[start]

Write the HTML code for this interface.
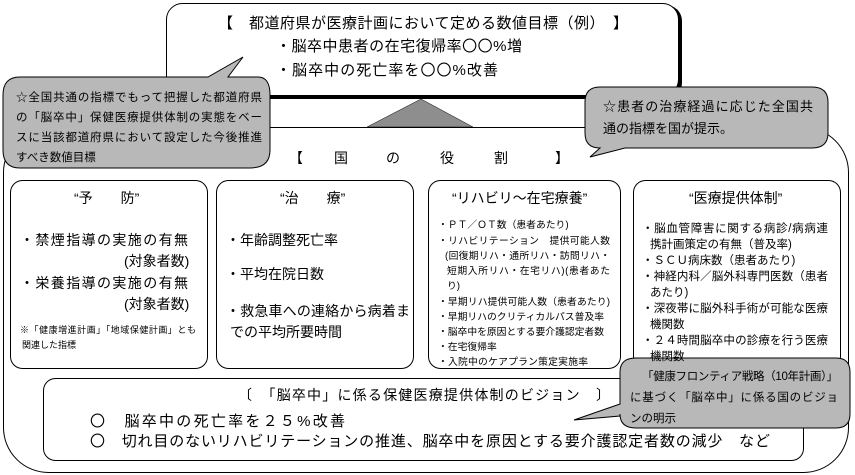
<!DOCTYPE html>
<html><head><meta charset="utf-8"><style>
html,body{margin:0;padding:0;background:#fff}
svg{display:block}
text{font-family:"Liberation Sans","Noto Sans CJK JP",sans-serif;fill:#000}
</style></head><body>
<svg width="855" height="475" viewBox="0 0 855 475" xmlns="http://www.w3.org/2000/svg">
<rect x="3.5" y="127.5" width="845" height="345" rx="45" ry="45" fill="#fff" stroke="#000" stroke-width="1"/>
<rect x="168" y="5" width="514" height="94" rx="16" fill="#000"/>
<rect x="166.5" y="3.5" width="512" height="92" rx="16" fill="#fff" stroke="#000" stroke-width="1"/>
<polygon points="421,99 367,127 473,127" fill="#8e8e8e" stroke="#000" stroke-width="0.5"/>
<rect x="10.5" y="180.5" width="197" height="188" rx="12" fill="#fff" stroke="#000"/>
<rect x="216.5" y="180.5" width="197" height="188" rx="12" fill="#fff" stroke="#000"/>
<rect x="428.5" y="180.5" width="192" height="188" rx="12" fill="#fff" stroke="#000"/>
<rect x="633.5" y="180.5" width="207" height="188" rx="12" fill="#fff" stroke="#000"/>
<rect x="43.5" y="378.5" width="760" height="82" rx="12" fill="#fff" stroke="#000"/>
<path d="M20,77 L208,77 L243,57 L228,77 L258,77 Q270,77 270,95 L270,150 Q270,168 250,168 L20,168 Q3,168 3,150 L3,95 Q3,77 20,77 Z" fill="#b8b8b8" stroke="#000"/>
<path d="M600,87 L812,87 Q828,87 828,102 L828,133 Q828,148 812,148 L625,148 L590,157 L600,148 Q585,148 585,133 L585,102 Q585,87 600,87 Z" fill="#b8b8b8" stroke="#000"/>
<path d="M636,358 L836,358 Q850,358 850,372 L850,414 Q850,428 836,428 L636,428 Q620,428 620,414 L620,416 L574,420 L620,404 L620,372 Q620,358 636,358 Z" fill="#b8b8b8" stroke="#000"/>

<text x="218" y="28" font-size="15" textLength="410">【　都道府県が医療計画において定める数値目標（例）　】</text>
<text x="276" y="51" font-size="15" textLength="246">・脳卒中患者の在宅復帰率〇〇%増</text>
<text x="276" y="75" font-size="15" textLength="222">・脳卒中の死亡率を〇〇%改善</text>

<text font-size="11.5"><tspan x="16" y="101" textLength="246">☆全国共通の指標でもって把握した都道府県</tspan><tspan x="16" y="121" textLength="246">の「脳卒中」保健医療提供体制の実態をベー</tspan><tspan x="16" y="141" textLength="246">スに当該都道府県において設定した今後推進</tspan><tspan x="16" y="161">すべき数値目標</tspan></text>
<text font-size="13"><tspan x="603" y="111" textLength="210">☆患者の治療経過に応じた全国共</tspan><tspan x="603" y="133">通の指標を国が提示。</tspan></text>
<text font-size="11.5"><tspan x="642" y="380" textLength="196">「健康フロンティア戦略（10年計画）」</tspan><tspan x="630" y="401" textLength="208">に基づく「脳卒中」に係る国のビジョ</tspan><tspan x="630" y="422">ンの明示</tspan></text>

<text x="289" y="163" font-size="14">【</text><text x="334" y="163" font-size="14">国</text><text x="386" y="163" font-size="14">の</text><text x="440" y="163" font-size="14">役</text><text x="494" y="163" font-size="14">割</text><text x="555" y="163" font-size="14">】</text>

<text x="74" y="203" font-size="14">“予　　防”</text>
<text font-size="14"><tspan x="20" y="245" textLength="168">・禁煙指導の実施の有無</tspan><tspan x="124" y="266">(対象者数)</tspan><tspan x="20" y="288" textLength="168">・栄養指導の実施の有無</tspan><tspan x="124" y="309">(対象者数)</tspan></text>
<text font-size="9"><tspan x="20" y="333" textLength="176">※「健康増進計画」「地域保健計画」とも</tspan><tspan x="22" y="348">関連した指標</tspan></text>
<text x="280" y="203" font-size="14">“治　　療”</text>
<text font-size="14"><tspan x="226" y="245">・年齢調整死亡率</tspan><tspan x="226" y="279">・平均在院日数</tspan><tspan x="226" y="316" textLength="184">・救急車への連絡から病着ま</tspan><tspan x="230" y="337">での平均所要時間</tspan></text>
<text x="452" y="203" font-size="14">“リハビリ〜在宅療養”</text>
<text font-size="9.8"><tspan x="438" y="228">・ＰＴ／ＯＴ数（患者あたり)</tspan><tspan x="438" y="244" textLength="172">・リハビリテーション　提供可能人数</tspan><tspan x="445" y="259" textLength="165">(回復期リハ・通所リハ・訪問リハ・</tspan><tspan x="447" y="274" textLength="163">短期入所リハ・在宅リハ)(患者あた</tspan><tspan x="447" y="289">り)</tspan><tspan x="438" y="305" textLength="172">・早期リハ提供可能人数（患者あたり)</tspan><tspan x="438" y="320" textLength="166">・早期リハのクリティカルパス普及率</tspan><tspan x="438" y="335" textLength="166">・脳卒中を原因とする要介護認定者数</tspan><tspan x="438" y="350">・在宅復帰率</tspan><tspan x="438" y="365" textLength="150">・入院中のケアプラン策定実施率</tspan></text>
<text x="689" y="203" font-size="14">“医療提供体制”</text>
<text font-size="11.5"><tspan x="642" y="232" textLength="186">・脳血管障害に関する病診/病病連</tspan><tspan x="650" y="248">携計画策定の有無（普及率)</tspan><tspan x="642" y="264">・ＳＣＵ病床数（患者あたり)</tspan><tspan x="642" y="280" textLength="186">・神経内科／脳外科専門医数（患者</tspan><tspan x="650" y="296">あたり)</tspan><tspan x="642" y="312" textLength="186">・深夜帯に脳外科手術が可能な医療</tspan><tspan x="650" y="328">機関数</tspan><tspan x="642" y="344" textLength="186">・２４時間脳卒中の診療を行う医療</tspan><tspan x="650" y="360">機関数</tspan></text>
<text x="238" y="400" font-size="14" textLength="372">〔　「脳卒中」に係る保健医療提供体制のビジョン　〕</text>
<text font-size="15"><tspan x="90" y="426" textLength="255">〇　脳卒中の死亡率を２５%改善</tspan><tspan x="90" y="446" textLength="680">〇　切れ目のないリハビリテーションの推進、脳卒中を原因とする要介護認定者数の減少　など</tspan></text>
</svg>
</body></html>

[end]

What to produce
What is needed is an exact reproduction of the data, pictures excluded.

Full answer
Write the HTML code for this interface.
<!DOCTYPE html>
<html><head><meta charset="utf-8"><style>
html,body{margin:0;padding:0;background:#fff}
svg{display:block}
text{font-family:"Liberation Sans","Noto Sans CJK JP",sans-serif;fill:#000}
</style></head><body>
<svg width="855" height="475" viewBox="0 0 855 475" xmlns="http://www.w3.org/2000/svg">
<rect x="3.5" y="127.5" width="845" height="345" rx="45" ry="45" fill="#fff" stroke="#000" stroke-width="1"/>
<rect x="168" y="5" width="514" height="94" rx="16" fill="#000"/>
<rect x="166.5" y="3.5" width="512" height="92" rx="16" fill="#fff" stroke="#000" stroke-width="1"/>
<polygon points="421,99 367,127 473,127" fill="#8e8e8e" stroke="#000" stroke-width="0.5"/>
<rect x="10.5" y="180.5" width="197" height="188" rx="12" fill="#fff" stroke="#000"/>
<rect x="216.5" y="180.5" width="197" height="188" rx="12" fill="#fff" stroke="#000"/>
<rect x="428.5" y="180.5" width="192" height="188" rx="12" fill="#fff" stroke="#000"/>
<rect x="633.5" y="180.5" width="207" height="188" rx="12" fill="#fff" stroke="#000"/>
<rect x="43.5" y="378.5" width="760" height="82" rx="12" fill="#fff" stroke="#000"/>
<path d="M20,77 L208,77 L243,57 L228,77 L258,77 Q270,77 270,95 L270,150 Q270,168 250,168 L20,168 Q3,168 3,150 L3,95 Q3,77 20,77 Z" fill="#b8b8b8" stroke="#000"/>
<path d="M600,87 L812,87 Q828,87 828,102 L828,133 Q828,148 812,148 L625,148 L590,157 L600,148 Q585,148 585,133 L585,102 Q585,87 600,87 Z" fill="#b8b8b8" stroke="#000"/>
<path d="M636,358 L836,358 Q850,358 850,372 L850,414 Q850,428 836,428 L636,428 Q620,428 620,414 L620,416 L574,420 L620,404 L620,372 Q620,358 636,358 Z" fill="#b8b8b8" stroke="#000"/>

<text x="218" y="28" font-size="15" textLength="410">【　都道府県が医療計画において定める数値目標（例）　】</text>
<text x="276" y="51" font-size="15" textLength="246">・脳卒中患者の在宅復帰率〇〇%増</text>
<text x="276" y="75" font-size="15" textLength="222">・脳卒中の死亡率を〇〇%改善</text>

<text font-size="11.5"><tspan x="16" y="101" textLength="246">☆全国共通の指標でもって把握した都道府県</tspan><tspan x="16" y="121" textLength="246">の「脳卒中」保健医療提供体制の実態をベー</tspan><tspan x="16" y="141" textLength="246">スに当該都道府県において設定した今後推進</tspan><tspan x="16" y="161">すべき数値目標</tspan></text>
<text font-size="13"><tspan x="603" y="111" textLength="210">☆患者の治療経過に応じた全国共</tspan><tspan x="603" y="133">通の指標を国が提示。</tspan></text>
<text font-size="11.5"><tspan x="642" y="380" textLength="196">「健康フロンティア戦略（10年計画）」</tspan><tspan x="630" y="401" textLength="208">に基づく「脳卒中」に係る国のビジョ</tspan><tspan x="630" y="422">ンの明示</tspan></text>

<text x="289" y="163" font-size="14">【</text><text x="334" y="163" font-size="14">国</text><text x="386" y="163" font-size="14">の</text><text x="440" y="163" font-size="14">役</text><text x="494" y="163" font-size="14">割</text><text x="555" y="163" font-size="14">】</text>

<text x="74" y="203" font-size="14">“予　　防”</text>
<text font-size="14"><tspan x="20" y="245" textLength="168">・禁煙指導の実施の有無</tspan><tspan x="124" y="266">(対象者数)</tspan><tspan x="20" y="288" textLength="168">・栄養指導の実施の有無</tspan><tspan x="124" y="309">(対象者数)</tspan></text>
<text font-size="9"><tspan x="20" y="333" textLength="176">※「健康増進計画」「地域保健計画」とも</tspan><tspan x="22" y="348">関連した指標</tspan></text>
<text x="280" y="203" font-size="14">“治　　療”</text>
<text font-size="14"><tspan x="226" y="245">・年齢調整死亡率</tspan><tspan x="226" y="279">・平均在院日数</tspan><tspan x="226" y="316" textLength="184">・救急車への連絡から病着ま</tspan><tspan x="230" y="337">での平均所要時間</tspan></text>
<text x="452" y="203" font-size="14">“リハビリ〜在宅療養”</text>
<text font-size="9.8"><tspan x="438" y="228">・ＰＴ／ＯＴ数（患者あたり)</tspan><tspan x="438" y="244" textLength="172">・リハビリテーション　提供可能人数</tspan><tspan x="445" y="259" textLength="165">(回復期リハ・通所リハ・訪問リハ・</tspan><tspan x="447" y="274" textLength="163">短期入所リハ・在宅リハ)(患者あた</tspan><tspan x="447" y="289">り)</tspan><tspan x="438" y="305" textLength="172">・早期リハ提供可能人数（患者あたり)</tspan><tspan x="438" y="320" textLength="166">・早期リハのクリティカルパス普及率</tspan><tspan x="438" y="335" textLength="166">・脳卒中を原因とする要介護認定者数</tspan><tspan x="438" y="350">・在宅復帰率</tspan><tspan x="438" y="365" textLength="150">・入院中のケアプラン策定実施率</tspan></text>
<text x="689" y="203" font-size="14">“医療提供体制”</text>
<text font-size="11.5"><tspan x="642" y="232" textLength="186">・脳血管障害に関する病診/病病連</tspan><tspan x="650" y="248">携計画策定の有無（普及率)</tspan><tspan x="642" y="264">・ＳＣＵ病床数（患者あたり)</tspan><tspan x="642" y="280" textLength="186">・神経内科／脳外科専門医数（患者</tspan><tspan x="650" y="296">あたり)</tspan><tspan x="642" y="312" textLength="186">・深夜帯に脳外科手術が可能な医療</tspan><tspan x="650" y="328">機関数</tspan><tspan x="642" y="344" textLength="186">・２４時間脳卒中の診療を行う医療</tspan><tspan x="650" y="360">機関数</tspan></text>
<text x="238" y="400" font-size="14" textLength="372">〔　「脳卒中」に係る保健医療提供体制のビジョン　〕</text>
<text font-size="15"><tspan x="90" y="426" textLength="255">〇　脳卒中の死亡率を２５%改善</tspan><tspan x="90" y="446" textLength="680">〇　切れ目のないリハビリテーションの推進、脳卒中を原因とする要介護認定者数の減少　など</tspan></text>
</svg>
</body></html>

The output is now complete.